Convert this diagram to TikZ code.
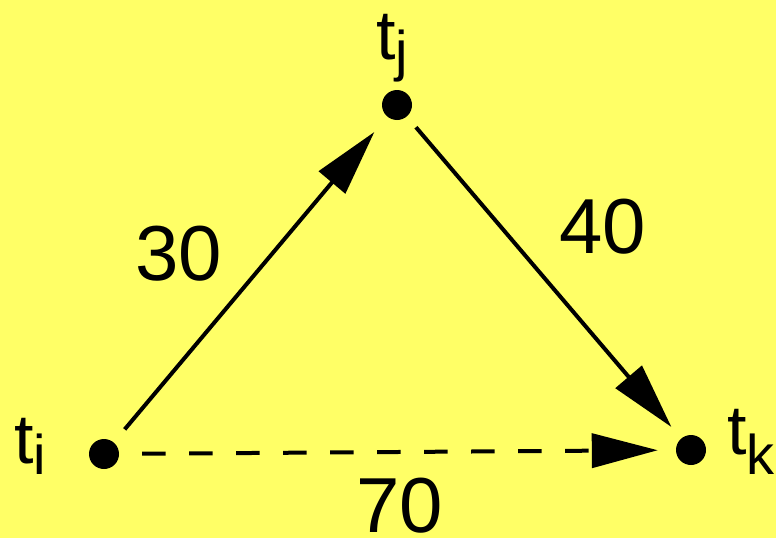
\documentclass[tikz,border=0pt]{standalone}
\usepackage{fontspec}
\setmainfont{Liberation Sans}
\usetikzlibrary{arrows.meta, positioning}
\definecolor{bgyellow}{HTML}{FFFF66}
\newcommand{\tname}[2]{t\raisebox{-#2}{\fontsize{56}{60}\selectfont #1}}
\tikzset{
  vertex/.style = {circle, fill=black, minimum size=30pt, inner sep=0pt},
  tlbl/.style   = {font=\fontsize{70}{80}\selectfont, inner sep=0pt, anchor=base west},
  wlbl/.style   = {font=\fontsize{78}{90}\selectfont, inner sep=0pt},
  flow/.style   = {-{Triangle[length=66pt, width=34pt]}, line width=4pt},
}

\begin{document}
\begin{tikzpicture}[x=1pt, y=-1pt]
  \fill[bgyellow] (0,0) rectangle (776,538);
  \useasboundingbox (0,0) rectangle (776,538);
  % time points
  \node[vertex] (ti) at (104,454) {};
  \node[vertex] (tj) at (397,105) {};
  \node[vertex] (tk) at (691,450) {};
  \node[tlbl] (lti) at (14,463) {\tname{i}{11pt}};
  \node[tlbl] (ltj) at (376,59) {\tname{j}{11pt}};
  \node[tlbl] (ltk) at (727,454) {\tname{k}{20pt}};

  \draw[flow, shorten <=17pt, shorten >=20pt] (ti) -- (tj);
  \draw[flow, shorten <=14pt, shorten >=15pt] (tj) -- (tk);
  \draw[flow, dash pattern=on 23.5pt off 23.5pt, shorten <=23pt, shorten >=18pt] (ti) -- (tk);

  % weights
  \node[wlbl] (wij) at (179,253.5) {30};
  \node[wlbl] (wjk) at (602.5,226.5) {40};
  \node[wlbl] (wik) at (400,505.5) {70};
\end{tikzpicture}
\end{document}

---

• TASK STATEMENT
Repeat the material above in full and exactly, omitting the pictures.

• TASK ANSWER
Convert this diagram to TikZ code.
\documentclass[tikz,border=0pt]{standalone}
\usepackage{fontspec}
\setmainfont{Liberation Sans}
\usetikzlibrary{arrows.meta, positioning}
\definecolor{bgyellow}{HTML}{FFFF66}
\newcommand{\tname}[2]{t\raisebox{-#2}{\fontsize{56}{60}\selectfont #1}}
\tikzset{
  vertex/.style = {circle, fill=black, minimum size=30pt, inner sep=0pt},
  tlbl/.style   = {font=\fontsize{70}{80}\selectfont, inner sep=0pt, anchor=base west},
  wlbl/.style   = {font=\fontsize{78}{90}\selectfont, inner sep=0pt},
  flow/.style   = {-{Triangle[length=66pt, width=34pt]}, line width=4pt},
}

\begin{document}
\begin{tikzpicture}[x=1pt, y=-1pt]
  \fill[bgyellow] (0,0) rectangle (776,538);
  \useasboundingbox (0,0) rectangle (776,538);
  % time points
  \node[vertex] (ti) at (104,454) {};
  \node[vertex] (tj) at (397,105) {};
  \node[vertex] (tk) at (691,450) {};
  \node[tlbl] (lti) at (14,463) {\tname{i}{11pt}};
  \node[tlbl] (ltj) at (376,59) {\tname{j}{11pt}};
  \node[tlbl] (ltk) at (727,454) {\tname{k}{20pt}};

  \draw[flow, shorten <=17pt, shorten >=20pt] (ti) -- (tj);
  \draw[flow, shorten <=14pt, shorten >=15pt] (tj) -- (tk);
  \draw[flow, dash pattern=on 23.5pt off 23.5pt, shorten <=23pt, shorten >=18pt] (ti) -- (tk);

  % weights
  \node[wlbl] (wij) at (179,253.5) {30};
  \node[wlbl] (wjk) at (602.5,226.5) {40};
  \node[wlbl] (wik) at (400,505.5) {70};
\end{tikzpicture}
\end{document}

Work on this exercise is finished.